## Supplied material
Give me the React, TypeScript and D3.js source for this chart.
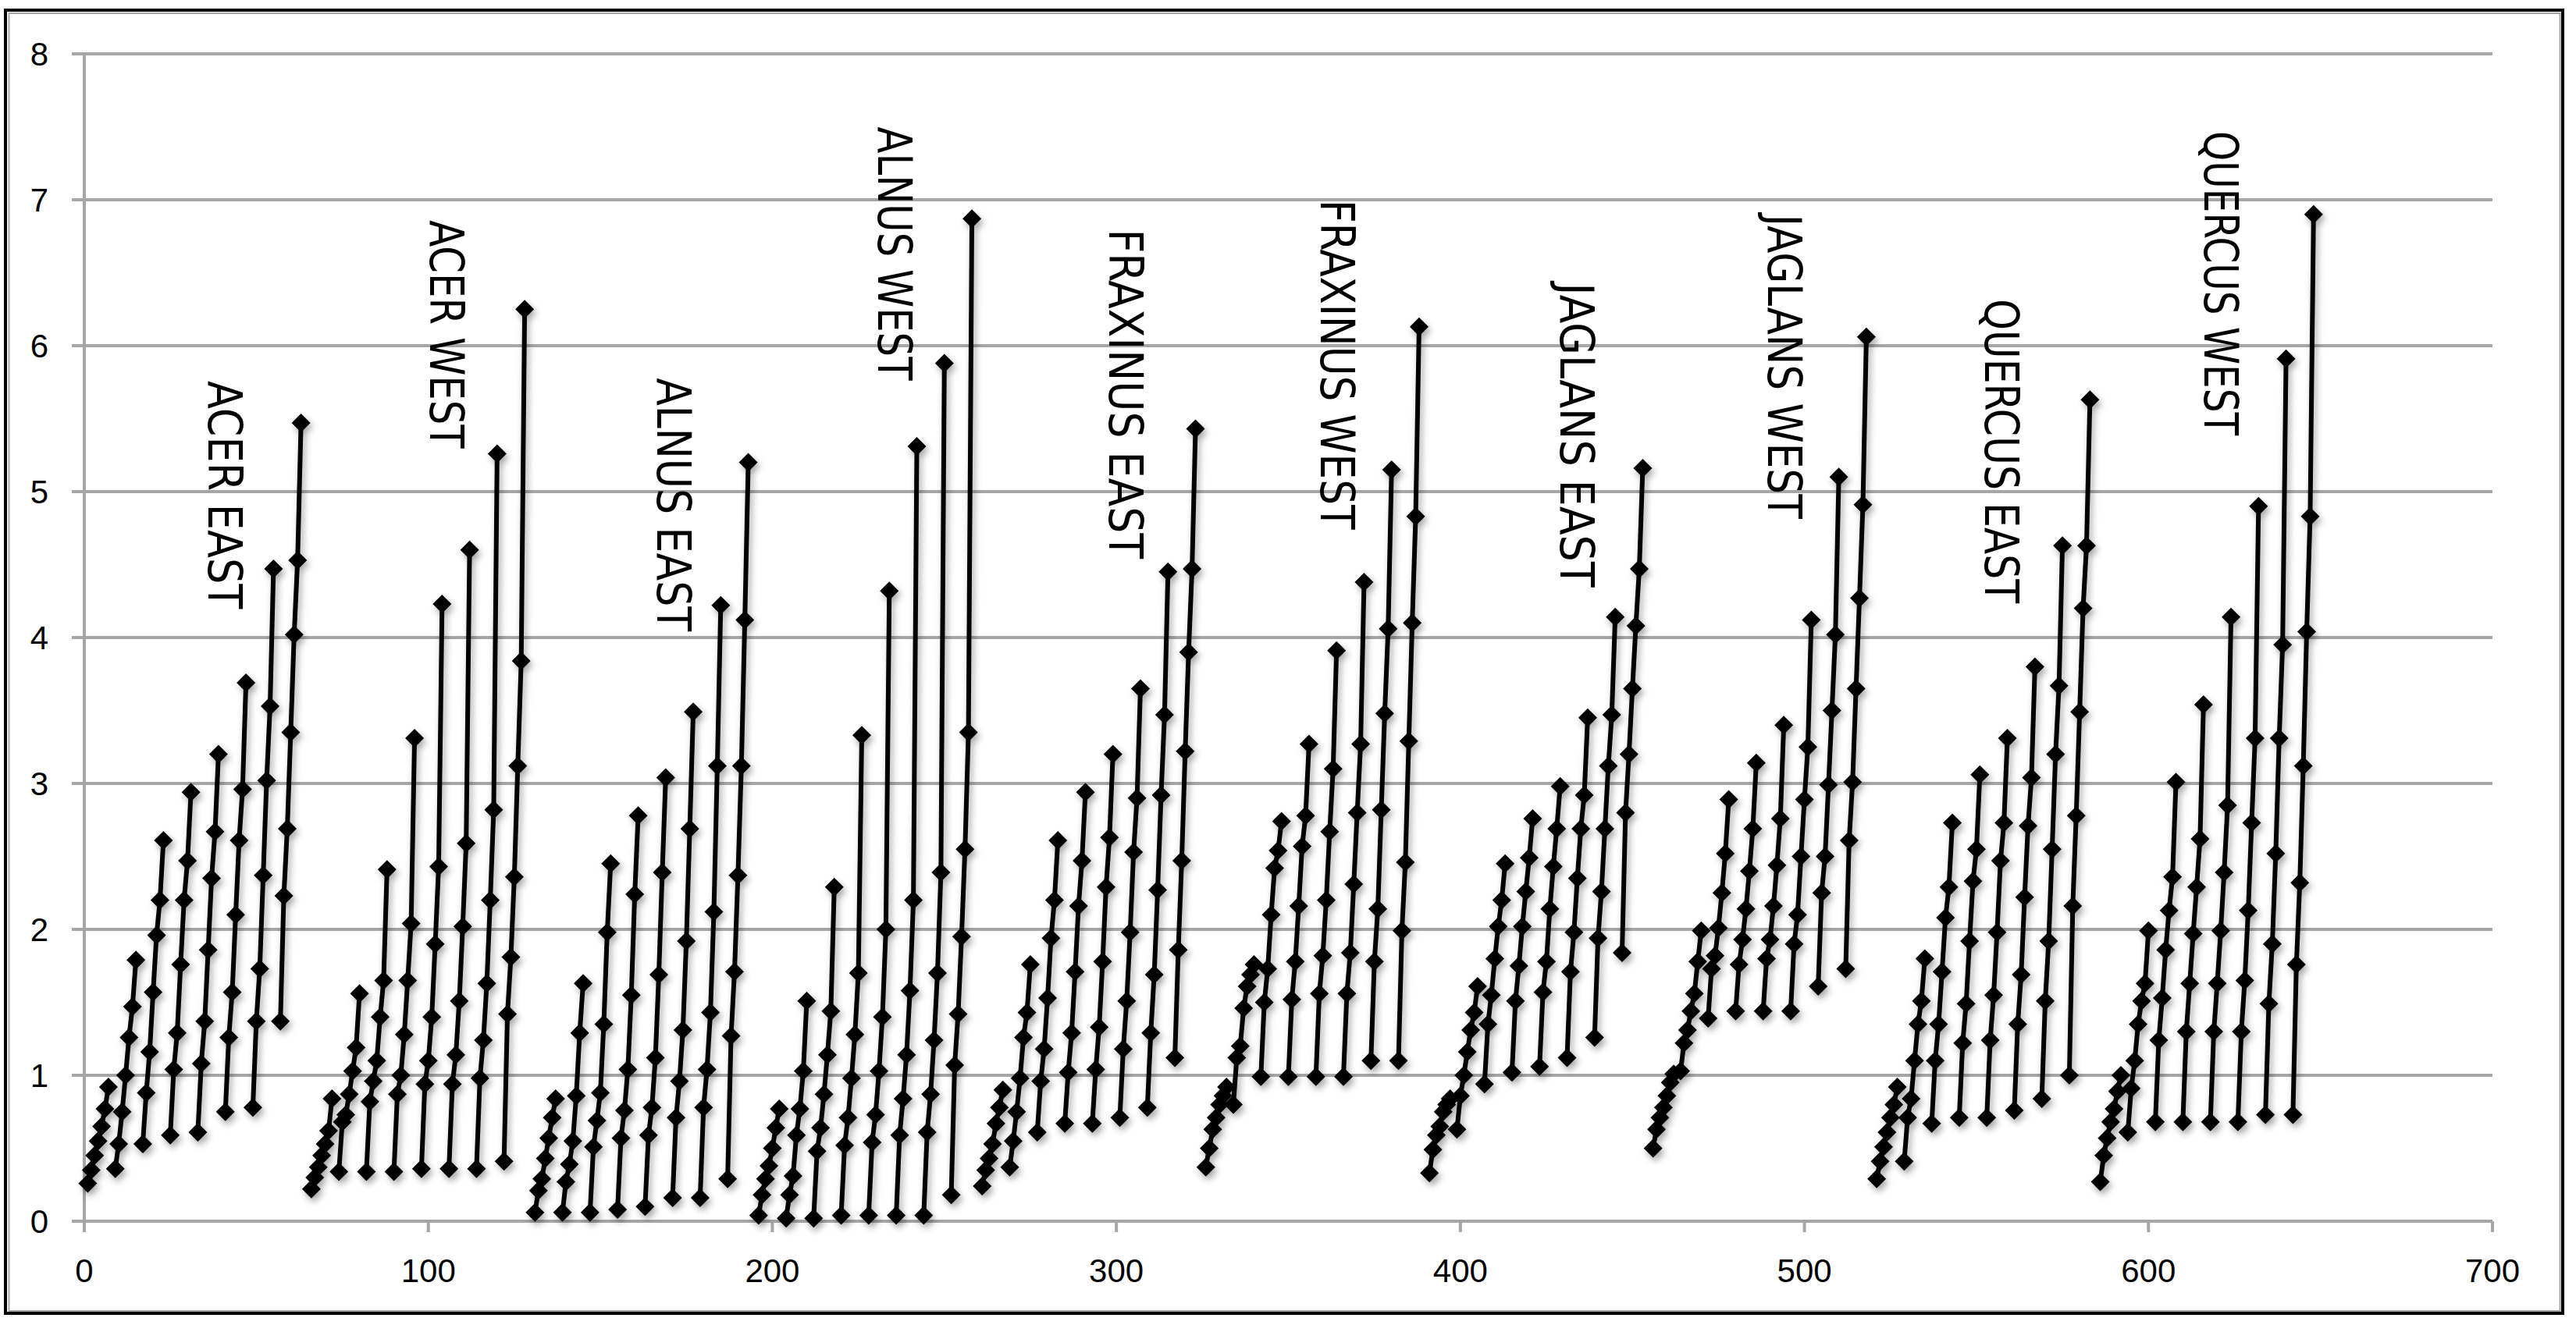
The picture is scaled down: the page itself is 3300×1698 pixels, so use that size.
import React from "react";
import * as d3 from "d3";

// ---- data: each group = 8 rising series ("teeth") of 7 points ----
const groupNames = [
  "ACER EAST", "ACER WEST", "ALNUS EAST", "ALNUS WEST", "FRAXINUS EAST",
  "FRAXINUS WEST", "JAGLANS EAST", "JAGLANS WEST", "QUERCUS EAST", "QUERCUS WEST",
];

const acerEast = [
  [0.26, 0.35, 0.45, 0.55, 0.65, 0.77, 0.92],
  [0.36, 0.53, 0.75, 1.0, 1.26, 1.47, 1.79],
  [0.53, 0.88, 1.16, 1.57, 1.96, 2.2, 2.61],
  [0.59, 1.04, 1.29, 1.76, 2.2, 2.47, 2.94],
  [0.61, 1.08, 1.37, 1.86, 2.35, 2.67, 3.2],
  [0.75, 1.26, 1.57, 2.1, 2.61, 2.96, 3.69],
  [0.78, 1.37, 1.73, 2.37, 3.02, 3.53, 4.47],
  [1.37, 2.23, 2.69, 3.35, 4.02, 4.53, 5.47],
];
const acerWest = [
  [0.22, 0.3, 0.37, 0.45, 0.53, 0.62, 0.84],
  [0.34, 0.68, 0.73, 0.87, 1.03, 1.19, 1.56],
  [0.34, 0.82, 0.96, 1.1, 1.4, 1.65, 2.41],
  [0.34, 0.87, 1.0, 1.28, 1.65, 2.04, 3.31],
  [0.36, 0.94, 1.1, 1.4, 1.9, 2.43, 4.23],
  [0.36, 0.94, 1.14, 1.51, 2.02, 2.59, 4.6],
  [0.36, 0.98, 1.24, 1.63, 2.2, 2.82, 5.26],
  [0.41, 1.42, 1.81, 2.36, 3.12, 3.84, 6.25],
];
const alnusEast = [
  [0.06, 0.21, 0.29, 0.43, 0.57, 0.71, 0.84],
  [0.06, 0.27, 0.39, 0.55, 0.86, 1.29, 1.63],
  [0.06, 0.51, 0.69, 0.88, 1.35, 1.98, 2.45],
  [0.08, 0.57, 0.76, 1.04, 1.55, 2.24, 2.78],
  [0.1, 0.59, 0.78, 1.12, 1.69, 2.39, 3.04],
  [0.16, 0.71, 0.96, 1.31, 1.92, 2.69, 3.49],
  [0.16, 0.78, 1.04, 1.43, 2.12, 3.12, 4.22],
  [0.29, 1.27, 1.71, 2.37, 3.12, 4.12, 5.2],
];
const alnusWest = [
  [0.04, 0.18, 0.29, 0.38, 0.5, 0.64, 0.77],
  [0.02, 0.18, 0.31, 0.59, 0.77, 1.03, 1.51],
  [0.02, 0.48, 0.64, 0.87, 1.14, 1.44, 2.29],
  [0.04, 0.52, 0.71, 0.98, 1.28, 1.7, 3.33],
  [0.04, 0.54, 0.73, 1.03, 1.4, 2.0, 4.32],
  [0.04, 0.59, 0.84, 1.14, 1.58, 2.2, 5.31],
  [0.04, 0.61, 0.87, 1.24, 1.7, 2.39, 5.88],
  [0.18, 1.07, 1.42, 1.95, 2.55, 3.35, 6.87],
];
const fraxinusEast = [
  [0.24, 0.35, 0.43, 0.53, 0.67, 0.78, 0.9],
  [0.37, 0.55, 0.75, 0.98, 1.26, 1.43, 1.76],
  [0.61, 0.96, 1.18, 1.53, 1.94, 2.2, 2.61],
  [0.67, 1.02, 1.29, 1.71, 2.16, 2.47, 2.94],
  [0.67, 1.04, 1.33, 1.78, 2.29, 2.63, 3.2],
  [0.71, 1.18, 1.51, 1.98, 2.53, 2.9, 3.65],
  [0.78, 1.29, 1.69, 2.27, 2.92, 3.47, 4.45],
  [1.12, 1.86, 2.47, 3.22, 3.9, 4.47, 5.43],
];
const fraxinusWest = [
  [0.37, 0.5, 0.63, 0.71, 0.8, 0.86, 0.92],
  [0.8, 1.12, 1.2, 1.46, 1.61, 1.69, 1.76],
  [0.99, 1.5, 1.73, 2.1, 2.42, 2.54, 2.74],
  [0.99, 1.52, 1.78, 2.16, 2.57, 2.78, 3.27],
  [0.99, 1.56, 1.82, 2.2, 2.67, 3.1, 3.91],
  [0.99, 1.56, 1.84, 2.31, 2.8, 3.27, 4.38],
  [1.1, 1.78, 2.14, 2.82, 3.48, 4.06, 5.15],
  [1.1, 1.99, 2.46, 3.29, 4.1, 4.83, 6.13],
];
const jaglansEast = [
  [0.33, 0.49, 0.59, 0.65, 0.75, 0.8, 0.84],
  [0.63, 0.86, 1.0, 1.16, 1.31, 1.43, 1.61],
  [0.94, 1.35, 1.55, 1.8, 2.02, 2.2, 2.45],
  [1.02, 1.51, 1.75, 2.02, 2.26, 2.49, 2.76],
  [1.06, 1.57, 1.78, 2.14, 2.43, 2.69, 2.98],
  [1.12, 1.71, 1.98, 2.35, 2.69, 2.92, 3.45],
  [1.26, 1.94, 2.26, 2.69, 3.12, 3.47, 4.14],
  [1.84, 2.8, 3.2, 3.65, 4.08, 4.47, 5.16],
];
const jaglansWest = [
  [0.5, 0.63, 0.71, 0.78, 0.86, 0.95, 1.01],
  [1.03, 1.22, 1.31, 1.44, 1.56, 1.78, 1.99],
  [1.39, 1.73, 1.82, 2.01, 2.25, 2.52, 2.89],
  [1.44, 1.76, 1.93, 2.14, 2.4, 2.69, 3.14],
  [1.44, 1.8, 1.93, 2.16, 2.44, 2.76, 3.4],
  [1.44, 1.9, 2.1, 2.5, 2.89, 3.25, 4.12],
  [1.61, 2.25, 2.5, 2.99, 3.5, 4.02, 5.1],
  [1.73, 2.61, 3.01, 3.65, 4.27, 4.91, 6.06],
];
const quercusEast = [
  [0.29, 0.41, 0.51, 0.61, 0.71, 0.8, 0.92],
  [0.41, 0.71, 0.84, 1.1, 1.35, 1.51, 1.8],
  [0.67, 1.1, 1.35, 1.71, 2.08, 2.29, 2.73],
  [0.71, 1.22, 1.49, 1.92, 2.33, 2.55, 3.06],
  [0.71, 1.24, 1.55, 1.98, 2.47, 2.73, 3.31],
  [0.76, 1.35, 1.69, 2.22, 2.71, 3.04, 3.8],
  [0.84, 1.51, 1.92, 2.55, 3.2, 3.67, 4.63],
  [1.0, 2.16, 2.78, 3.49, 4.2, 4.63, 5.63],
];
const quercusWest = [
  [0.27, 0.45, 0.57, 0.68, 0.77, 0.89, 1.0],
  [0.61, 0.91, 1.1, 1.35, 1.51, 1.63, 1.99],
  [0.68, 1.24, 1.53, 1.86, 2.13, 2.36, 3.01],
  [0.68, 1.3, 1.63, 1.97, 2.29, 2.62, 3.54],
  [0.68, 1.3, 1.63, 1.99, 2.39, 2.85, 4.14],
  [0.68, 1.3, 1.65, 2.13, 2.73, 3.31, 4.9],
  [0.73, 1.49, 1.9, 2.52, 3.31, 3.95, 5.91],
  [0.73, 1.76, 2.32, 3.12, 4.04, 4.83, 6.9],
];

const groups = [
  acerEast, acerWest, alnusEast, alnusWest, fraxinusEast,
  fraxinusWest, jaglansEast, jaglansWest, quercusEast, quercusWest,
];

// label anchor (x in data units, top of text in y units)
const labelX = [36.1, 100.5, 166.5, 230.8, 297.9, 359.4, 429.1, 489.4, 552.5, 616.2];
const labelTop = [5.76, 6.86, 5.78, 7.5, 6.8, 7.0, 6.43, 6.9, 6.32, 7.47];

const xTicks = [0, 100, 200, 300, 400, 500, 600, 700];
const yTicks = [0, 1, 2, 3, 4, 5, 6, 7, 8];

const GROUP_SPAN = 65;
const TOOTH_SPAN = 8;

export default function App() {
  const W = 3300, H = 1698;
  const x = d3.scaleLinear().domain([0, 700]).range([108, 3193]);
  const y = d3.scaleLinear().domain([0, 8]).range([1565, 69]);
  const grid = "#a6a6a6";

  const series: { pts: [number, number][] }[] = [];
  groups.forEach((g, gi) => {
    g.forEach((tooth, ti) => {
      const pts = tooth.map((v, j) => [GROUP_SPAN * gi + TOOTH_SPAN * ti + j + 1, v] as [number, number]);
      series.push({ pts });
    });
  });

  const line = d3.line<[number, number]>().x((d) => x(d[0])).y((d) => y(d[1]));
  const r = 12;
  const diamond = `M0,${-r}L${r},0L0,${r}L${-r},0Z`;

  return (
    <svg
      width={W}
      height={H}
      style={{ position: "absolute", left: 0, top: 0, background: "#fff" }}
      fontFamily="'Liberation Sans', Arial, sans-serif"
    >
      <defs>
        <filter id="sh" x="-50%" y="-50%" width="200%" height="200%">
          <feDropShadow dx="3" dy="5" stdDeviation="4" floodColor="#000" floodOpacity="0.35" />
        </filter>
      </defs>
      <rect x={0} y={0} width={W} height={H} fill="#fff" />
      <rect x={7} y={13} width={3276} height={1670} fill="none" stroke="#000" strokeWidth={4} />
      <rect x={11.5} y={17} width={3268} height={1663} fill="none" stroke={grid} strokeWidth={2} />

      {/* gridlines */}
      {yTicks.map((t) => (
        <line key={"g" + t} x1={92} x2={x(700)} y1={y(t)} y2={y(t)} stroke={grid} strokeWidth={4} />
      ))}
      {/* y axis */}
      <line x1={x(0)} x2={x(0)} y1={y(8)} y2={y(0)} stroke={grid} strokeWidth={4} />
      {/* x ticks */}
      {xTicks.map((t) => (
        <line key={"xt" + t} x1={x(t)} x2={x(t)} y1={y(0)} y2={y(0) + 14} stroke={grid} strokeWidth={4} />
      ))}
      {yTicks.map((t) => (
        <text key={"yl" + t} x={62} y={y(t) + 15} textAnchor="end" fontSize={42} fill="#000">
          {t}
        </text>
      ))}
      {xTicks.map((t) => (
        <text key={"xl" + t} x={x(t)} y={1643} textAnchor="middle" fontSize={42} fill="#000">
          {t}
        </text>
      ))}

      {/* data */}
      <g filter="url(#sh)">
        {series.map((s, i) => (
          <path key={"l" + i} d={line(s.pts) || ""} fill="none" stroke="#000" strokeWidth={6} />
        ))}
        {series.map((s, i) =>
          s.pts.map((p, j) => (
            <path key={"m" + i + "-" + j} d={diamond} transform={`translate(${x(p[0])},${y(p[1])})`} fill="#000" />
          ))
        )}
      </g>

      {/* group labels */}
      {groupNames.map((name, i) => (
        <text
          key={"lab" + i}
          transform={`translate(${x(labelX[i])},${y(labelTop[i])}) rotate(90)`}
          fontSize={60}
          fontFamily="'Liberation Sans Narrow', 'DejaVu Sans Condensed', 'Liberation Sans', sans-serif"
          textLength={name.length * 32.5}
          lengthAdjust="spacingAndGlyphs"
          fill="#000"
        >
          {name}
        </text>
      ))}
    </svg>
  );
}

## Task to carry out
In the listing above, find the line containing "The picture is" and the line containing "import * as". Output them and every line between, exactly, and nothing else.

## Solution to this exercise
The picture is scaled down: the page itself is 3300×1698 pixels, so use that size.
import React from "react";
import * as d3 from "d3";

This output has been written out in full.